Rot-Rot legt sich im Parlament fest. Auch das Auguste-Viktoria-Krankenhaus in Schöneberg soll gerettet werden.

Von Ulrich Zawatka-Gerlach

Im Südwesten Berlins wird sich an der Gesundheitsversorgung und medizinischen Lehre und Forschung wohl nichts ändern. Jedenfalls nicht vor der Abgeordnetenhauswahl 2011. Das Universitätsklinikum Benjamin-Franklin (UKBF) in Steglitz soll als Bestandteil der Charité erhalten bleiben und das Auguste-Viktoria-Krankenhaus (AVK) in Schöneberg nicht geschlossen werden. Langfristig sollen die Charité und der landeseigene Krankenhauskonzern Vivantes fusionieren. Aber bis dahin brauchen beide großen Einrichtungen ausreichende Investitionsmittel für die Sanierung, Modernisierung und den Ausbau des Bestands.

Auf diese Linie hat sich die SPD-Fraktion am Donnerstag in einer Abgeordnetenhausdebatte festgelegt. Und die Linksfraktion signalisierte, dass sie als kleiner Koalitionspartner mitzieht, trotz ihrer Bedenken gegen die Erhaltung des UKBF als dritten Standort der Charité – neben der Zentrale in Mitte und dem Rudolf-Virchow-Klinikum (UVK) in Wedding. Allerdings unter der Bedingung, dass bei der anstehenden neuen Krankenhausplanung die Bettenkapazitäten nicht verringert, sondern ausgebaut werden.

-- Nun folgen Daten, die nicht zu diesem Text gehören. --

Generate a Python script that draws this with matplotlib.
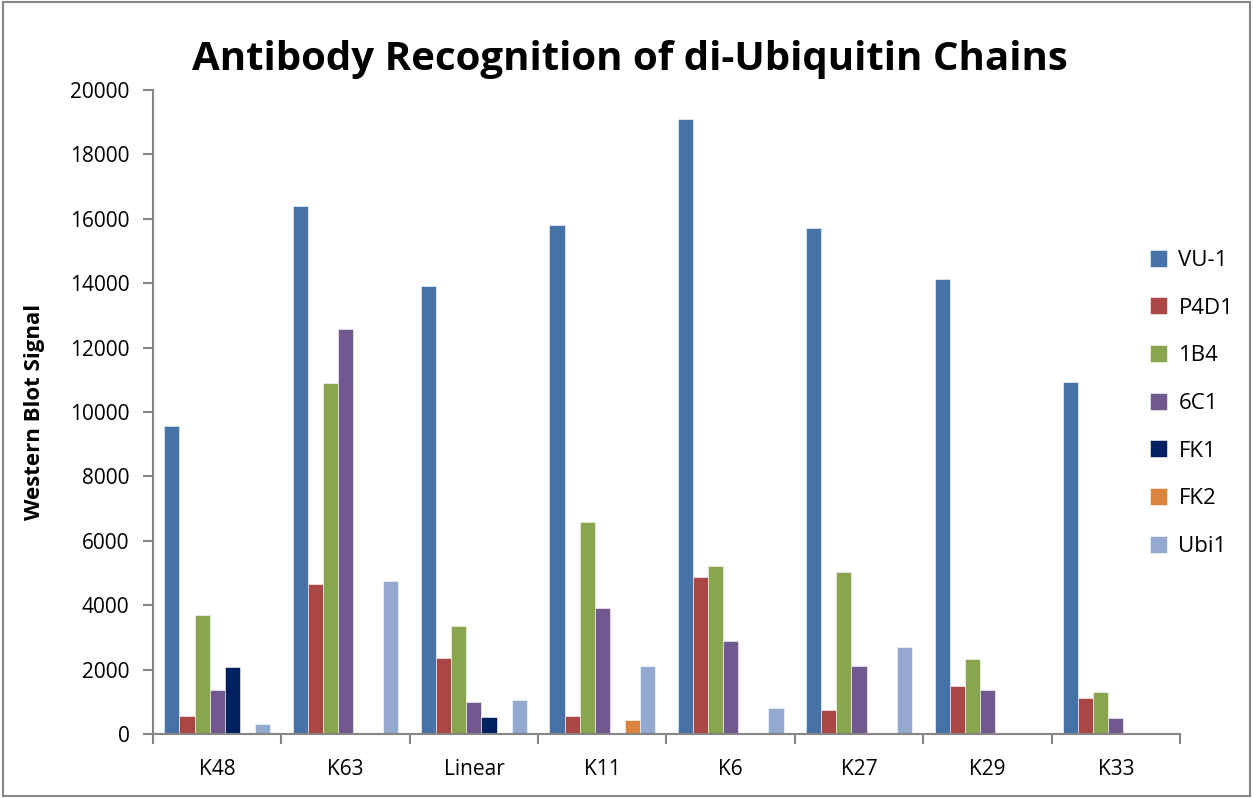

Bildungssenator Jürgen Zöllner (SPD) verfolgte die Parlamentsdiskussion am Abend mit großer Sympathie und fühlte sich in seiner Haltung gestärkt. Klarer Verlierer war Finanzsenator Ulrich Nußbaum (parteilos), der für seine Sparpläne in den Koalitionsfraktionen keinen Rückhalt findet. Momentan sieht es so aus, als wenn die aktuellen Planspiele einer Senats-Arbeitsgruppe zur Reform von Charité und Vivantes, in der Zöllner, Nußbaum, Gesundheitssenatorin Katrin Lompscher (Linke) und der Regierende Bürgermeister Klaus Wowereit (SPD) sitzen, im Papierkorb landen werden. Zumal sich die beteiligten Senatsmitglieder seit Monaten gegenseitig blockieren.

So hat die Bildungsverwaltung dem Hauptausschuss des Parlaments jetzt mitgeteilt, dass ein Konzept für die Neuordnung der Charité und eine enge Zusammenarbeit mit Vivantes erst im Juni, kurz vor der Sommerpause, vorgelegt werde. Auch ein neues Gutachten der Beraterfirma „Boston Consulting Group“, eine von mehreren Expertisen, beantwortet die Frage nicht, ob eine Neuordnung von medizinischer Forschung und Lehre, aber auch der Krankenhausversorgung im Südwesten Berlins nennenswerte Einsparungen bringt. Deutlich wurde nur, dass Benjamin-Franklin innerhalb der Charité der größte Verlustbringer ist.

Das gesamte Defizit der Charité lag im vergangenen Jahr bei 19,5 Millionen Euro. Davon entfielen auf das UKBF 12,5 Millionen Euro. Die 1100 Betten waren im vergangenen Jahr nur zu 78 Prozent belegt. Im neuen Gutachten wurden acht Szenarien für einen Zeitraum von zehn Jahren durchgerechnet. Die wichtigsten Varianten sehen eine Schließung des Auguste-Viktoria-Krankenhauses mit seinen 480 Betten vor. Doch ist das AVK innerhalb des Vivantes-Konzerns mit 6,8 Millionen Euro Gewinn (2009) das profitabelste Haus und bei den Patienten sehr beliebt. Die weiteren Überlegungen in der Senats-Arbeitsgruppe: Das UKBF wird entweder von der Charité weitergeführt oder der Krankenhausbetrieb von Vivantes übernommen. Forschung und Lehre könnten in Steglitz bleiben oder nach Mitte umziehen. Die dritte Variante: Charité und Vivantes betreiben das Benjamin Franklin künftig gemeinsam.

Spätestens nach der gestrigen Parlamentsdebatte sind das nur noch Planspiele am grünen Tisch. Auch CDU und FDP machten deutlich, dass sie das Benjamin-Franklin-Klinikum nicht aufgeben wollen. Der CDU-Abgeordnete Nicolas Zimmer sprach sich auch klar gegen eine Schließung des AVK aus. Die Grünen hielten sich mit eigenen Vorstellungen zurück und waren enttäuscht, dass ihre Große Anfrage zur Zukunft von Charité und Vivantes von Zöllner mit Rücksicht auf die interne Senatsdebatte nur sehr allgemein beantwortet wurde.

Die SPD-Abgeordnete Stefanie Winde forderte den Senat auf, ein Konzept für die gesamte Stadt, nicht nur für den Südwesten, „zeitnah“ vorzulegen. Der Linken-Abgeordnete Wolfgang Albers warnte vor einem weiteren Personalabbau bei Charité und Vivantes. Die Schmerzgrenze sei erreicht.